Smith’s children also participated with him. Daughter Jeannine, at age 12, for instance, could be found picketing with him during the grape boycott days on behalf of the migrant farm workers. Son Cleve accompanied him on one of his trips to Haiti. “We all had our eyes opened,” said Elizabeth Smith. “Our awareness of worlds beyond our own expanded because of him.”
Among the local churches he helped, Smith organized a Spanish-language congregation at Coral Way United Methodist, which, for a time, boasted the largest Hispanic congregation in the conference in Florida, his daughter said.

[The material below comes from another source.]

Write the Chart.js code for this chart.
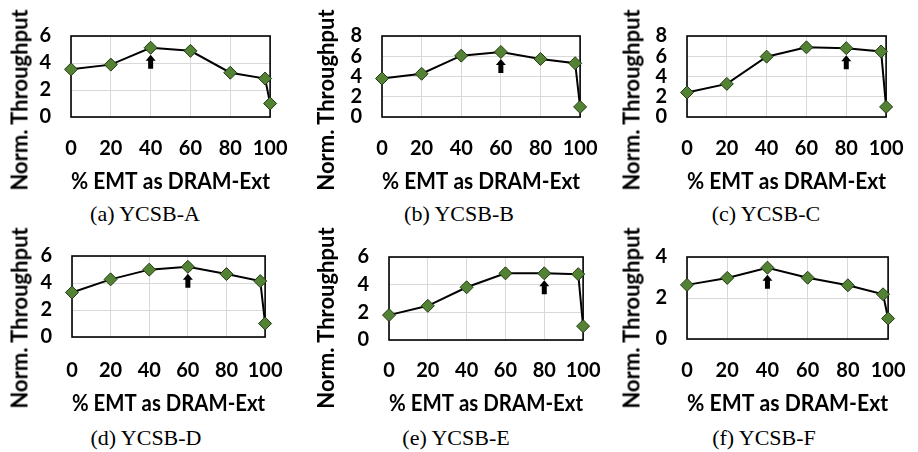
<!DOCTYPE html>
<html>
<head>
<meta charset="utf-8">
<script src="https://cdn.jsdelivr.net/npm/chart.js@4.4.1/dist/chart.umd.min.js"></script>
<style>
  body { margin: 0; background: #fff; width: 918px; height: 452px; position: relative; overflow: hidden; }
  canvas { position: absolute; }
  .ytitle { position: absolute; font: bold 22px Lato, sans-serif; white-space: nowrap; transform: translate(-50%, -50%) rotate(-90deg); }
  .cap { position: absolute; font: 22px "Liberation Serif", serif; white-space: nowrap; transform: translate(-50%, -50%); }
</style>
</head>
<body>
<script>
// x positions (% EMT used as DRAM-Ext); the 97.5 point is the one just before 100
const xPct = [0, 20, 40, 60, 80, 97.5, 100];
const xTicks = [0, 20, 40, 60, 80, 100];

// normalized throughput per workload
const ycsbA = [3.53, 3.88, 5.13, 4.90, 3.28, 2.85, 1];
const ycsbB = [3.80, 4.27, 6.06, 6.42, 5.73, 5.31, 1];
const ycsbC = [2.42, 3.27, 5.96, 6.88, 6.80, 6.47, 1];
const ycsbD = [3.30, 4.27, 4.99, 5.20, 4.66, 4.14, 1];
const ycsbE = [1.80, 2.47, 3.81, 4.82, 4.82, 4.76, 1];
const ycsbF = [2.64, 2.98, 3.48, 2.99, 2.62, 2.18, 1];

// y tick labels per panel
const yTicks6 = [0, 2, 4, 6];
const yTicks8 = [0, 2, 4, 6, 8];
const yTicks4 = [0, 2, 4];

// where the arrow points (best setting)
const bestAt = [40, 60, 80, 60, 80, 40];
const captions = ['(a) YCSB-A', '(b) YCSB-B', '(c) YCSB-C', '(d) YCSB-D', '(e) YCSB-E', '(f) YCSB-F'];
const series = [ycsbA, ycsbB, ycsbC, ycsbD, ycsbE, ycsbF];
const yTickSets = [yTicks6, yTicks8, yTicks8, yTicks6, yTicks6, yTicks4];

const xTitle = '% EMT as DRAM-Ext';
const yTitle = 'Norm. Throughput';

// page layout of each panel (plot box, y title x, caption x)
const boxes = [
  { l: 71,  t: 20,  r: 283, b: 117, ty: 19,  cx: 145 },
  { l: 382, t: 20,  r: 593, b: 117, ty: 325, cx: 459 },
  { l: 687, t: 20,  r: 899, b: 117, ty: 631, cx: 766 },
  { l: 72,  t: 240, r: 280, b: 337, ty: 19,  cx: 146 },
  { l: 389, t: 241, r: 595, b: 340, ty: 325, cx: 456 },
  { l: 687, t: 241, r: 901, b: 339, ty: 631, cx: 764 },
];
const rows = [
  { tick: 148.5, title: 181.5, ytc: 100, cap: 214 },
  { tick: 370.5, title: 403.5, ytc: 318, cap: 438 },
];

const framePlugin = {
  id: 'frame',
  beforeDatasetsDraw(chart) {
    const a = chart.chartArea, ctx = chart.ctx;
    ctx.save();
    ctx.strokeStyle = '#000';
    ctx.lineWidth = 1.6;
    ctx.strokeRect(a.left, a.top, a.right - a.left, a.bottom - a.top);
    ctx.restore();
  },
  afterDatasetsDraw(chart, args, opts) {
    const pts = chart.data.datasets[0].data;
    const p = pts.find(d => d.x === opts.best);
    if (!p) return;
    const x = chart.scales.x.getPixelForValue(p.x);
    const y = chart.scales.y.getPixelForValue(p.y);
    const ctx = chart.ctx;
    ctx.save();
    ctx.fillStyle = '#000';
    ctx.beginPath();
    ctx.moveTo(x, y + 7);
    ctx.lineTo(x + 5, y + 13);
    ctx.lineTo(x + 2.5, y + 13);
    ctx.lineTo(x + 2.5, y + 21);
    ctx.lineTo(x - 2.5, y + 21);
    ctx.lineTo(x - 2.5, y + 13);
    ctx.lineTo(x - 5, y + 13);
    ctx.closePath();
    ctx.fill();
    ctx.restore();
  }
};

const tickFont = { family: 'Lato', weight: 'bold', size: 20 };
const padTop = 16, padRight = 24, yAxisW = 45;

series.forEach((vals, i) => {
  const bx = boxes[i];
  const row = rows[i < 3 ? 0 : 1];
  const yt = yTickSets[i];
  const cv = document.createElement('canvas');
  const left = bx.l - yAxisW, top = bx.t - padTop;
  const bottom = row.title + 13.8;
  cv.width = bx.r + padRight - left;
  cv.height = Math.round(bottom - top);
  cv.style.left = left + 'px';
  cv.style.top = top + 'px';
  document.body.appendChild(cv);

  new Chart(cv, {
    type: 'line',
    data: {
      datasets: [{
        data: xPct.map((x, k) => ({ x: x, y: vals[k] })),
        borderColor: '#000',
        borderWidth: 2,
        pointStyle: 'rectRot',
        pointRadius: 6.5,
        pointBackgroundColor: '#548235',
        pointBorderColor: '#203a12',
        pointBorderWidth: 1,
        clip: false
      }]
    },
    options: {
      responsive: false,
      animation: false,
      events: [],
      layout: { padding: { top: padTop, right: padRight, left: 0, bottom: 0 } },
      plugins: { legend: { display: false }, tooltip: { enabled: false }, frame: { best: bestAt[i] } },
      scales: {
        x: {
          type: 'linear', min: 0, max: 100,
          afterBuildTicks: s => { s.ticks = xTicks.map(v => ({ value: v })); },
          afterFit: s => { s.height = cv.height - padTop - (bx.b - bx.t); },
          grid: { color: '#d9d9d9', drawTicks: false },
          border: { display: false },
          ticks: { font: tickFont, color: '#000', padding: row.tick - bx.b - 12, maxRotation: 0, autoSkip: false },
          title: { display: true, text: xTitle, color: '#000', padding: 0, font: { family: 'Lato', weight: 'bold', size: 23 } }
        },
        y: {
          min: 0, max: yt[yt.length - 1],
          afterBuildTicks: s => { s.ticks = yt.map(v => ({ value: v })); },
          ticks: { font: tickFont, color: '#000', padding: 20, autoSkip: false },
          afterFit: s => { s.width = yAxisW; },
          grid: { color: '#d9d9d9', drawTicks: false },
          border: { display: false }
        }
      }
    },
    plugins: [framePlugin]
  });

  const yd = document.createElement('div');
  yd.className = 'ytitle';
  yd.textContent = yTitle;
  yd.style.left = bx.ty + 'px';
  yd.style.top = row.ytc + 'px';
  document.body.appendChild(yd);

  const cap = document.createElement('div');
  cap.className = 'cap';
  cap.textContent = captions[i];
  cap.style.left = bx.cx + 'px';
  cap.style.top = row.cap + 'px';
  document.body.appendChild(cap);
});
</script>
</body>
</html>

“That is how I got introduced to Cuban food,” Elizabeth Smith said, chuckling. “They would have monthly dinners after church on Sundays to which we were invited because we were the minister’s family and it was great.”
At the 122-year-old Grace United Methodist Church in Lemon City, Smith helped organize its Haitian congregation in the mid-1980s.
“My dad was a huge influence on me,” said Smith, a hospice and palliative nurse in Brooklyn. “He really raised me to be open to all kinds of people.”
When she came out to her parents around 1980, her father quickly joined the PFLAG family and ally organization. “One of my favorite photographs is him marching in New York with me, carrying a sign that says, ‘We Love Our Gay Children.’ My friends at the time were so much in awe that he would do that and so jealous, too. To me, it was like no big deal because he marched for everything. This was par for the course.”
In addition to his wife and children, the Rev. Smith is survived by stepchildren Matthew Hill and Allyson Jayaweera and five grandchildren. A memorial service will be held at 10:30 a.m. Saturday at Riviera Presbyterian Church, 5275 Sunset Dr., Miami-Dade.